The Ministry of Transport and Communications announced in February 1993 that they were considering taking over ownership and operations of the airport through the CAA. Along with Hasvik Airport and Vardø Airport, Svartnes, Båtsfjord Airport was one of three regional airports in Finnmark with government-subsidized routes which did not receive state operating grants. In December Widerøe articulated that Båtsfjord Airport did not meet the demands for future operation as it lacked proper instruments and did not have an asphalt runway. Widerøe stated that with the introduction of the Dash 8 they would no longer be able to serve the airport. The CAA stated that instead the a new airport should be built, estimated to cost between NOK 70 and 80 million. The main reason was that the old airport was poorly located in relation to the terrain. In April 1994 the ministry stated that they were considering closing many of the smallest regional airports, including Båtsfjord. The nearest other airport Berlevåg Airport is located only 39 km away by air, but much longer by road, and the road is often closed to snowstorms in the winter.

The various propositions culminated in April 1995 when Parliament decided to nationalize twenty-six regional airports owned by their respective municipalities. The considerations included a proposal to build a new airport.
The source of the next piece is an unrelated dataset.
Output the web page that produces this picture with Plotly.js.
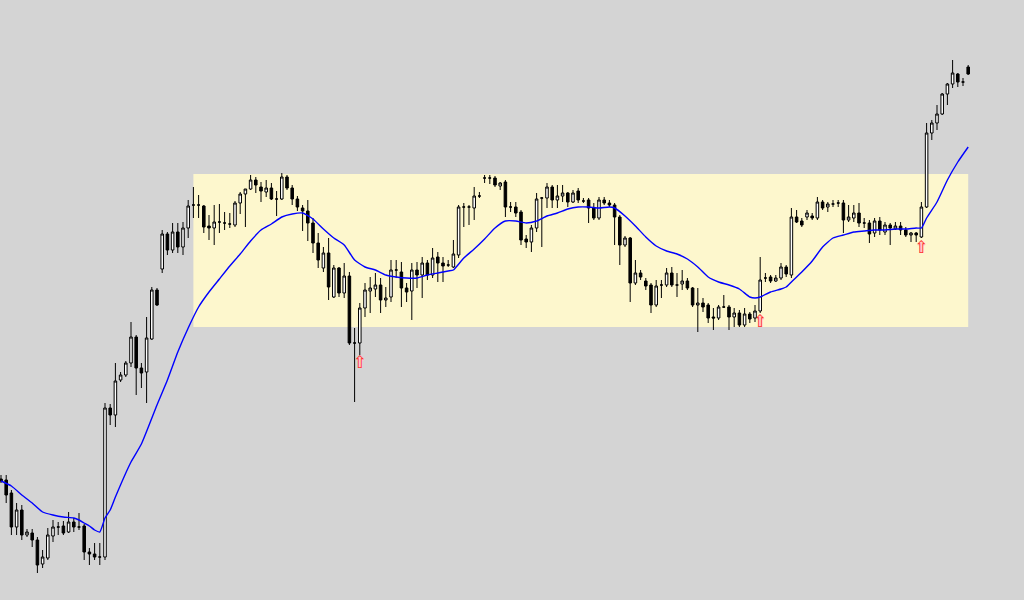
<!DOCTYPE html>
<html>
<head>
<meta charset="utf-8">
<script src="https://cdn.plot.ly/plotly-3.0.1.min.js"></script>
<style>html,body{margin:0;padding:0;background:#d4d4d4;}#chart{width:1024px;height:600px;}</style>
</head>
<body>
<div id="chart"></div>
<script>
// OHLC values (one candle per period)
const open = [121,120,107,73,90,65,67,60,36,42,64,73,74,68,78,73,74,48,46,43,
43,192,185,220,225,237,263,232,228,261,310,331,366,350,368,353,372,395,395,394,
374,372,378,377,376,375,397,406,411,420,413,408,412,401,401,423,412,401,392,389,
377,357,332,347,303,332,307,324,257,257,292,309,311,315,300,303,330,328,312,309,
330,325,337,325,343,337,335,333,345,393,393,392,404,422,422,422,414,418,393,393,
388,361,358,372,402,402,413,400,404,407,398,409,399,400,392,382,400,397,395,383,
355,362,317,327,319,315,295,315,315,327,315,316,319,312,295,297,295,283,282,293,
293,283,287,275,286,282,289,322,323,319,322,333,325,383,379,383,384,382,398,393,
396,397,397,380,382,387,377,377,367,379,368,375,371,374,370,365,367,363,393,467,
477,486,506,516,526,518,533];
const high = [125,125,110,97,95,71,71,63,50,72,80,78,79,88,82,87,76,52,57,57,
197,196,237,228,239,278,265,237,283,313,312,370,368,377,377,378,400,413,405,395,
385,395,396,388,387,399,408,411,425,423,418,420,417,409,427,425,415,404,395,400,
382,367,353,362,335,333,337,328,272,297,317,323,327,322,313,340,340,338,317,337,
338,343,340,352,348,343,340,360,395,397,395,413,408,425,425,424,418,420,398,398,
390,365,375,407,403,417,415,415,415,408,410,412,402,402,397,403,403,400,397,385,
364,363,340,330,322,317,320,320,332,333,327,330,322,313,312,302,297,292,295,305,
295,292,290,292,288,295,343,327,325,325,337,335,392,390,382,390,387,403,400,398,
400,400,400,395,395,397,382,380,382,383,378,377,378,378,373,368,368,398,477,480,
495,507,517,540,527,522,535];
const low = [117,97,65,65,60,63,53,27,32,40,58,65,65,67,68,70,40,35,40,35,
40,175,173,218,223,233,205,212,197,260,294,327,345,347,347,345,362,382,382,367,
360,355,367,370,372,373,386,373,410,407,398,403,400,384,400,410,395,389,369,359,
347,332,328,300,302,303,302,255,198,245,283,287,303,287,293,298,322,293,298,280,
312,302,320,322,318,318,333,332,342,373,375,380,402,417,416,413,410,383,388,383,
355,352,348,368,353,392,392,392,398,393,397,397,397,377,380,380,395,393,355,335,
353,298,315,320,310,287,293,302,313,313,303,310,310,293,268,288,277,270,280,292,
270,273,273,273,277,278,287,318,317,318,320,323,322,377,373,380,380,380,390,388,
393,393,367,378,378,373,372,357,363,365,365,355,370,365,363,358,358,362,392,460,
470,485,495,512,513,514,525];
const close = [119,105,73,90,65,68,60,35,43,65,73,73,67,78,73,73,48,46,43,43,
192,185,219,225,237,263,232,227,262,310,295,366,350,368,353,372,394,395,395,373,
372,378,378,377,376,397,406,411,420,415,409,412,401,401,423,412,401,393,389,377,
357,340,347,313,332,307,324,257,257,292,310,312,315,300,302,330,330,312,308,330,
325,337,325,342,337,334,335,346,393,393,393,404,404,422,422,415,417,393,393,387,
360,358,372,401,402,413,400,404,407,398,407,400,399,392,382,400,397,395,383,355,
362,317,327,323,314,295,314,315,327,315,315,319,312,295,297,293,282,282,293,293,
283,287,275,286,281,289,320,322,319,322,333,326,383,378,375,387,382,398,392,396,
396,397,380,383,387,377,377,366,379,370,375,372,374,370,365,367,365,393,467,477,
486,506,516,527,518,518,526];

// Moving average (blue line) read at sampled candles
const maIndex = [0,2,4,6,8,10,12,14,15,16,17,18,19,20,21,22,25,27,30,32,34,36,38,40,42,44,46,48,50,52,54,56,58,60,62,64,66,68,70,72,74,76,78,80,82,84,86,87,89,91,93,95,97,99,101,103,105,107,109,111,113,115,117,118,120,122,124,126,128,130,132,134,136,138,140,142,144,145,146,148,150,151,152,154,156,158,160,162,164,166,168,170,172,174,176,177,178,180,182,184,186];
const maValue = [119,114,105,97,88,85,83,82,80,77,74,70,68,82,90,103,138,156,195,220,248,272,293,308,321,334,346,359,370,376,383,386,387,381,371,362,355,340,333,330,325,323,322,322,325,327,329,330,342,351,361,372,379,379,377,379,384,387,391,393,393,392,393,392,384,374,363,354,349,346,341,333,323,318,315,311,303,302,303,308,311,313,318,328,339,353,362,365,368,369,370,370,371,371,372,372,382,398,420,438,453];

// Signal arrows (candle index, level)
const arrowIndex = [69,146,177];
const arrowLevel = [236,277,351];

// Highlighted range box
const zoneStart = 37, zoneEnd = 186, zoneLow = 273, zoneHigh = 426;

const idx = open.map((_, i) => i);

const traces = [
  {
    type: 'candlestick', x: idx, open: open, high: high, low: low, close: close,
    increasing: {line: {color: '#000000', width: 1}, fillcolor: '#ffffff'},
    decreasing: {line: {color: '#000000', width: 1}, fillcolor: '#000000'},
    whiskerwidth: 0, showlegend: false, hoverinfo: 'skip'
  },
  {
    type: 'scatter', mode: 'lines', x: maIndex, y: maValue,
    line: {color: '#0000ff', width: 1.4, shape: 'spline', smoothing: 0.5},
    showlegend: false, hoverinfo: 'skip'
  },
  {
    type: 'scatter', mode: 'text', x: arrowIndex, y: arrowLevel,
    text: arrowIndex.map(() => '⬆'), textposition: 'middle center',
    textfont: {family: 'DejaVu Sans', size: 15, color: '#ffc8c8'},
    showlegend: false, hoverinfo: 'skip'
  },
  {
    type: 'scatter', mode: 'text', x: arrowIndex, y: arrowLevel,
    text: arrowIndex.map(() => '⇧'), textposition: 'middle center',
    textfont: {family: 'DejaVu Sans', size: 17, color: '#ff3030'},
    showlegend: false, hoverinfo: 'skip'
  }
];

const layout = {
  width: 1024, height: 600,
  margin: {l: 0, r: 0, t: 0, b: 0, pad: 0},
  paper_bgcolor: '#d4d4d4', plot_bgcolor: '#d4d4d4',
  xaxis: {range: [-1/5.2, 1023/5.2], visible: false, rangeslider: {visible: false}, fixedrange: true},
  yaxis: {range: [0, 600], visible: false, fixedrange: true},
  shapes: [{
    type: 'rect', layer: 'below', xref: 'x', yref: 'y',
    x0: zoneStart, x1: zoneEnd, y0: zoneLow, y1: zoneHigh,
    fillcolor: '#fdf7cd', line: {width: 0}
  }],
  hovermode: false, showlegend: false
};

Plotly.newPlot('chart', traces, layout, {staticPlot: true, displayModeBar: false});
</script>
</body>
</html>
At the time Widerøe was obliged to operate routes to the airport until 31 March 1997. In December 1995 Widerøe took delivery of their fifteenth Dash 8 and thus their only need for a Twin Otter was to serve Båtsfjord.
The government through the CAA took over ownership of the airport on 1 January 1997. Construction of a new airport cost NOK 178 million and was opened on 9 September 1999, the same day as the old airport closed.

==Facilities==
Located in Båtsfjorddalen, the airport had an 800 by 30 m gravel runway, aligned 01–19 at an elevation of 38 m. The airport terminal consisted of a single small building with an integrated control tower. The departure area had seven seats and all baggage handling took place outdoors. In 1994 the airport served 12,000 passengers.